Sunday, November 20, 2011

SF Goes East: 2010's Best Science Fiction Stories

The Year's Best Science Fiction 2010
Twenty Seventh Annual Collection
Ed. Gardner Dozois
Publisher: St. Martin's Griffin; 27th edition (July 6, 2010)
ISBN-13: 978-0312608989
Available at Amazon

From the book jacket:

"For more than a quarter century, Gardner Dozois's The Year's Best Science Fiction has defined the field.  It is the most important anthology, not only annually, but overall."    -Charles N. Brown, Publisher of LOCUS magazine.


Stories are often the beginnings of sci-fi books.  Authors say that the characters, once created, dictate the direction a book will follow, so they can continue to live their lives after the first story ends.  But the first key to unlock the book is, for many authors, the story.



Science Fiction asks the future's questions: "What would it be like to go to other worlds?" "What will people do when it's possible to manipulate genes?" "What will the world look like millions of years from now?"


Those are sort of the standard questions.  The best science fiction stories go beyond those, expanding them and running the scenarios, bringing us into fictionally realistic lives impacted by questions like:  "If we do have our child genetically modified, what will he think of us, and what will folks who are altered, actually do with their new "powers" and how will they work with others?"  This collection includes some other questions:  "How far can you take mathematics, and do you want to go there?" "What happens when you rely on artificial intelligences, and they don't get along?"  "Once you really can see what everyone wants, what kind of life do you get?" and the always elusive "What's the point of herding cats?"

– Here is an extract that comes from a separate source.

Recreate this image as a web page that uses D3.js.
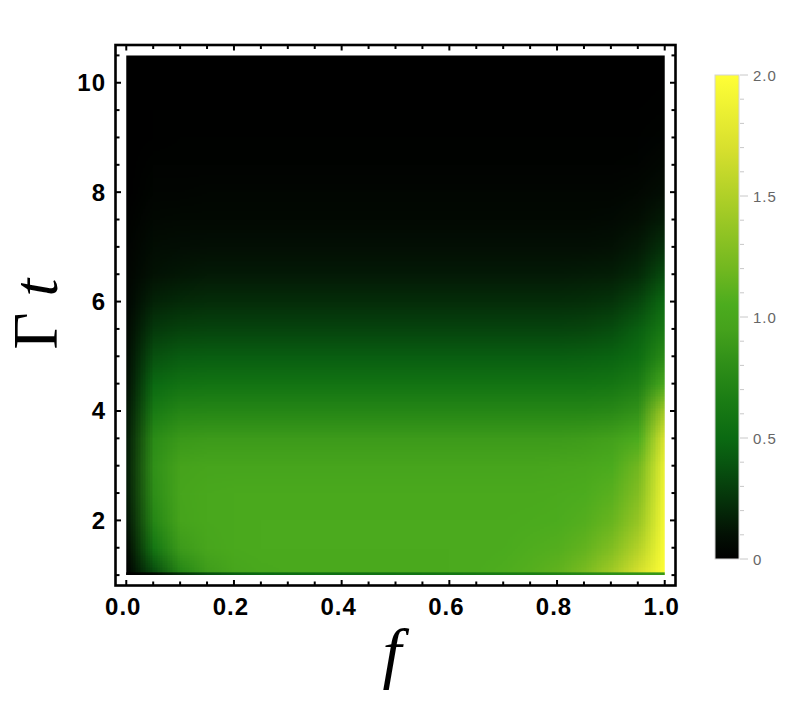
<!DOCTYPE html>
<html>
<head>
<meta charset="utf-8">
<script src="https://cdn.jsdelivr.net/npm/d3@7"></script>
<style>
  body { margin: 0; background: #fff; }
</style>
</head>
<body>
<div id="chart"></div>
<script>
// grid columns (f) and rows (Gamma t, top row first)
const fValues = [0, 0.05, 0.1, 0.15, 0.2, 0.25, 0.3, 0.35, 0.4, 0.45, 0.5,
                 0.55, 0.6, 0.65, 0.7, 0.75, 0.8, 0.85, 0.9, 0.95, 1.0];
const tValues = [10.5, 10, 9.5, 9, 8.5, 8, 7.5, 7, 6.5, 6, 5.5, 5, 4.5, 4, 3.5, 3, 2.5, 2, 1.5, 1];

// values, one row per tValues entry
const density = [
  [0,0,0,0,0,0,0,0,0,0,0,0,0,0,0,0,0,0,0,0,0],
  [0,0.001,0.002,0.002,0.002,0.002,0.002,0.002,0.002,0.002,0.002,0.002,0.002,0.002,0.002,0.002,0.002,0.002,0.002,0.003,0.005],
  [0,0.004,0.005,0.005,0.005,0.005,0.005,0.005,0.005,0.005,0.005,0.005,0.005,0.005,0.005,0.005,0.005,0.005,0.005,0.007,0.012],
  [0,0.008,0.01,0.01,0.01,0.01,0.01,0.01,0.01,0.01,0.01,0.01,0.01,0.01,0.01,0.01,0.01,0.01,0.011,0.014,0.025],
  [0,0.017,0.02,0.02,0.02,0.02,0.02,0.02,0.02,0.02,0.02,0.02,0.02,0.02,0.02,0.02,0.02,0.02,0.021,0.028,0.05],
  [0,0.03,0.034,0.035,0.035,0.035,0.035,0.035,0.035,0.035,0.035,0.035,0.035,0.035,0.035,0.035,0.035,0.035,0.037,0.05,0.09],
  [0.01,0.05,0.056,0.058,0.058,0.058,0.058,0.058,0.058,0.058,0.058,0.058,0.058,0.058,0.058,0.058,0.058,0.058,0.063,0.085,0.15],
  [0.02,0.08,0.09,0.095,0.095,0.095,0.095,0.095,0.095,0.095,0.095,0.095,0.095,0.095,0.095,0.095,0.095,0.096,0.105,0.14,0.24],
  [0.03,0.11,0.13,0.14,0.14,0.14,0.14,0.14,0.14,0.14,0.14,0.14,0.14,0.14,0.14,0.14,0.14,0.15,0.16,0.21,0.36],
  [0.04,0.18,0.21,0.22,0.22,0.22,0.22,0.22,0.22,0.22,0.22,0.22,0.22,0.22,0.22,0.22,0.22,0.23,0.25,0.33,0.52],
  [0.06,0.27,0.31,0.32,0.32,0.32,0.32,0.32,0.32,0.32,0.32,0.32,0.32,0.32,0.32,0.32,0.32,0.33,0.36,0.45,0.64],
  [0.08,0.38,0.43,0.44,0.44,0.44,0.44,0.44,0.44,0.44,0.44,0.44,0.44,0.44,0.44,0.44,0.44,0.45,0.47,0.53,0.78],
  [0.1,0.5,0.57,0.58,0.58,0.58,0.58,0.58,0.58,0.58,0.58,0.58,0.58,0.58,0.58,0.58,0.58,0.58,0.6,0.67,1.03],
  [0.13,0.64,0.73,0.74,0.74,0.74,0.74,0.74,0.74,0.74,0.74,0.74,0.74,0.74,0.74,0.74,0.74,0.74,0.76,0.83,1.45],
  [0.15,0.78,0.88,0.9,0.9,0.9,0.9,0.9,0.9,0.9,0.9,0.9,0.9,0.9,0.9,0.9,0.9,0.91,0.94,1.05,1.75],
  [0.16,0.82,0.96,0.98,0.98,0.98,0.98,0.98,0.98,0.98,0.98,0.98,0.98,0.98,0.98,0.98,0.99,1.0,1.04,1.2,1.88],
  [0.15,0.8,0.98,1.01,1.02,1.02,1.02,1.02,1.02,1.02,1.02,1.02,1.02,1.02,1.02,1.02,1.03,1.05,1.1,1.28,1.92],
  [0.12,0.74,0.97,1.01,1.02,1.03,1.03,1.03,1.03,1.03,1.03,1.03,1.03,1.03,1.03,1.04,1.05,1.08,1.16,1.38,1.95],
  [0.06,0.6,0.9,0.99,1.02,1.03,1.03,1.03,1.03,1.03,1.03,1.03,1.03,1.03,1.04,1.06,1.08,1.14,1.27,1.52,1.98],
  [0,0.32,0.7,0.9,0.98,1.01,1.02,1.02,1.02,1.02,1.02,1.02,1.03,1.04,1.06,1.09,1.14,1.26,1.45,1.72,2.0]
];

// the thin darker line right at Gamma t = 1
const baseRow = [0,0.08,0.25,0.38,0.45,0.5,0.52,0.54,0.55,0.56,0.57,0.58,0.6,0.62,0.64,0.66,0.7,0.75,0.8,0.83,0.88];
const baseTop = 1.05;

const xTicks = [0, 0.2, 0.4, 0.6, 0.8, 1.0];
const xTickLabels = ["0.0", "0.2", "0.4", "0.6", "0.8", "1.0"];
const yTicks = [2, 4, 6, 8, 10];
const yTickLabels = ["2", "4", "6", "8", "10"];

const legendTicks = [0, 0.5, 1, 1.5, 2];
const legendLabels = ["0", "0.5", "1.0", "1.5", "2.0"];

// colour scheme, black -> green -> yellow
const colorValues = [0, 0.1, 0.25, 0.4, 0.5, 0.65, 0.8, 0.95, 1.05, 1.2, 1.45, 1.7, 2.0];
const colorHexes = ["#000000", "#031004", "#05340a", "#085610", "#0b6a12", "#1a7c14", "#2e8e18",
                    "#45a21c", "#4cac1e", "#72b820", "#a6cc26", "#d8e02e", "#ffff36"];

const width = 800, height = 707;

const svg = d3.select("#chart").append("svg")
  .attr("width", width)
  .attr("height", height)
  .style("font-family", "'Liberation Sans', Arial, sans-serif");

const x = d3.scaleLinear().domain([-0.02, 1.02]).range([115.5, 675.5]);
const y = d3.scaleLinear().domain([0.81, 10.69]).range([585.5, 45]);
const color = d3.scaleLinear().domain(colorValues).range(colorHexes)
  .interpolate(d3.interpolateRgb).clamp(true);

function rowsToDataURL(rows) {
  const nx = rows[0].length, ny = rows.length;
  const canvas = document.createElement("canvas");
  canvas.width = nx;
  canvas.height = ny;
  const ctx = canvas.getContext("2d");
  const img = ctx.createImageData(nx, ny);
  rows.forEach((row, j) => row.forEach((v, i) => {
    const c = d3.rgb(color(v));
    const k = (j * nx + i) * 4;
    img.data[k] = c.r;
    img.data[k + 1] = c.g;
    img.data[k + 2] = c.b;
    img.data[k + 3] = 255;
  }));
  ctx.putImageData(img, 0, 0);
  return canvas.toDataURL();
}

const defs = svg.append("defs");
defs.append("clipPath").attr("id", "plot-clip")
  .append("rect")
  .attr("x", x(0))
  .attr("y", y(d3.max(tValues)))
  .attr("width", x(1) - x(0))
  .attr("height", y(d3.min(tValues)) - y(d3.max(tValues)));

const df = fValues[1] - fValues[0];
const dt = tValues[0] - tValues[1];

const plot = svg.append("g").attr("clip-path", "url(#plot-clip)");

plot.append("image")
  .attr("href", rowsToDataURL(density))
  .attr("preserveAspectRatio", "none")
  .attr("x", x(fValues[0] - df / 2))
  .attr("y", y(tValues[0] + dt / 2))
  .attr("width", x(fValues[fValues.length - 1] + df / 2) - x(fValues[0] - df / 2))
  .attr("height", y(tValues[tValues.length - 1] - dt / 2) - y(tValues[0] + dt / 2));

plot.append("image")
  .attr("href", rowsToDataURL([baseRow]))
  .attr("preserveAspectRatio", "none")
  .attr("x", x(fValues[0] - df / 2))
  .attr("y", y(baseTop))
  .attr("width", x(fValues[fValues.length - 1] + df / 2) - x(fValues[0] - df / 2))
  .attr("height", y(1) - y(baseTop));

// frame
const [fx0, fx1] = x.range();
const [fy0, fy1] = y.range(); // bottom, top
svg.append("rect")
  .attr("x", fx0).attr("y", fy1)
  .attr("width", fx1 - fx0).attr("height", fy0 - fy1)
  .attr("fill", "none")
  .attr("stroke", "#000")
  .attr("stroke-width", 2.6);

// ticks inside the frame on all four sides
const xMinor = d3.range(0, 1.0001, 0.05);
const yMinor = d3.range(1, 10.5001, 0.5);
const isMajorX = v => xTicks.some(t => Math.abs(t - v) < 1e-6);
const isMajorY = v => yTicks.some(t => Math.abs(t - v) < 1e-6);
const tickG = svg.append("g").attr("stroke", "#000").attr("stroke-width", 2);

xMinor.forEach(v => {
  const len = isMajorX(v) ? 5.5 : 4;
  tickG.append("line").attr("x1", x(v)).attr("x2", x(v)).attr("y1", fy0).attr("y2", fy0 - len);
  tickG.append("line").attr("x1", x(v)).attr("x2", x(v)).attr("y1", fy1).attr("y2", fy1 + len);
});
yMinor.forEach(v => {
  const len = isMajorY(v) ? 5.5 : 4;
  tickG.append("line").attr("y1", y(v)).attr("y2", y(v)).attr("x1", fx0).attr("x2", fx0 + len);
  tickG.append("line").attr("y1", y(v)).attr("y2", y(v)).attr("x1", fx1).attr("x2", fx1 - len);
});

// tick labels
svg.append("g").selectAll("text")
  .data(xTicks)
  .join("text")
  .attr("x", d => x(d) - 3)
  .attr("y", 615)
  .attr("text-anchor", "middle")
  .attr("font-size", 24)
  .attr("font-weight", "bold")
  .attr("letter-spacing", 1)
  .text((d, i) => xTickLabels[i]);

svg.append("g").selectAll("text")
  .data(yTicks)
  .join("text")
  .attr("x", 106)
  .attr("y", d => y(d) + 8.5)
  .attr("text-anchor", "end")
  .attr("font-size", 24)
  .attr("font-weight", "bold")
  .attr("letter-spacing", 1)
  .text((d, i) => yTickLabels[i]);

// axis titles
const yTitle = svg.append("text")
  .attr("transform", "translate(57,314) rotate(-90)")
  .attr("text-anchor", "middle")
  .attr("font-family", "'Liberation Serif', 'Times New Roman', serif")
  .attr("font-size", 64);
yTitle.append("tspan").text("Γ ");
yTitle.append("tspan").attr("font-style", "italic").text("t");

svg.append("text")
  .attr("x", 392)
  .attr("y", 676)
  .attr("text-anchor", "middle")
  .attr("font-family", "'Liberation Serif', 'Times New Roman', serif")
  .attr("font-size", 68)
  .attr("font-style", "italic")
  .text("f");

// colour legend
const lx = 715, lw = 24;
const ly = d3.scaleLinear().domain([0, 2]).range([559, 75]);

const grad = defs.append("linearGradient")
  .attr("id", "legend-grad")
  .attr("x1", 0).attr("y1", 1).attr("x2", 0).attr("y2", 0);
grad.selectAll("stop")
  .data(colorValues)
  .join("stop")
  .attr("offset", d => d / 2)
  .attr("stop-color", d => color(d));

svg.append("rect")
  .attr("x", lx).attr("y", ly(2))
  .attr("width", lw).attr("height", ly(0) - ly(2))
  .attr("fill", "url(#legend-grad)")
  .attr("stroke", "#d4d4d4")
  .attr("stroke-width", 1);

const legMinor = d3.range(0, 2.0001, 0.1);
svg.append("g").selectAll("line")
  .data(legMinor)
  .join("line")
  .attr("x1", lx + lw + 1)
  .attr("x2", d => lx + lw + (legendTicks.some(t => Math.abs(t - d) < 1e-6) ? 9 : 5))
  .attr("y1", d => ly(d)).attr("y2", d => ly(d))
  .attr("stroke", "#c8c8c8")
  .attr("stroke-width", 1);

svg.append("g").selectAll("text")
  .data(legendTicks)
  .join("text")
  .attr("x", 753)
  .attr("y", d => ly(d) + 5.5)
  .attr("font-size", 15)
  .attr("letter-spacing", 1)
  .attr("fill", "#666")
  .text((d, i) => legendLabels[i]);
</script>
</body>
</html>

Authors range from well-known favorites like Bruce Sterling, Nancy Kress and Robert Charles Wilson to newcomers we may well see on bookshelves in the years to come.  Some authors, of course, prefer to stay with short stories, where they can get the ideas out there as quickly and as succinctly as possible, and those authors are here as well.  The one thing I noted was it seemed a high proportion of stories were either set in India or written by folks familiar with that part of the world.  It seems we now believe that's where the economic successes will drive future prosperity, and that's where the new creative ideas that create our future will originate  (US politicos take note!).

In his "Summary: 2009" Dozois includes a positively staggering amount of information about everything from how the sci-fi publishing industry is dealing with the competition from online e-zines, who's publishing where, the address we need to subscribe to a given publication, what new directions authors are exploring, which topics are going fallow, and even a list of some of the most interesting personalities who shuffled off this mortal coil during 2009.  It's an encyclopedia of all things sci-fi, really a bit of a time capsule, and, most importantly, it's  the all-purpose swiss army knife tool for new authors looking to find places to publish their work and find out more about the landscape of sci-fi.  A reader who follows up on even a tenth of the information here will probably have done the equivalent of a college level course in the genre.


I would give this one a 5 (a 6 if I could) because this is where we will go looking when, some year soon, we read a book and remember where we first saw the story that generated it.  It's where we will go when we only have a half hour or an hour or two to transport our minds to places far, far from the daily grind, where the problems and solutions and mysteries found there spark our imaginations, and give us that extra creativity we need to live in our challenging world.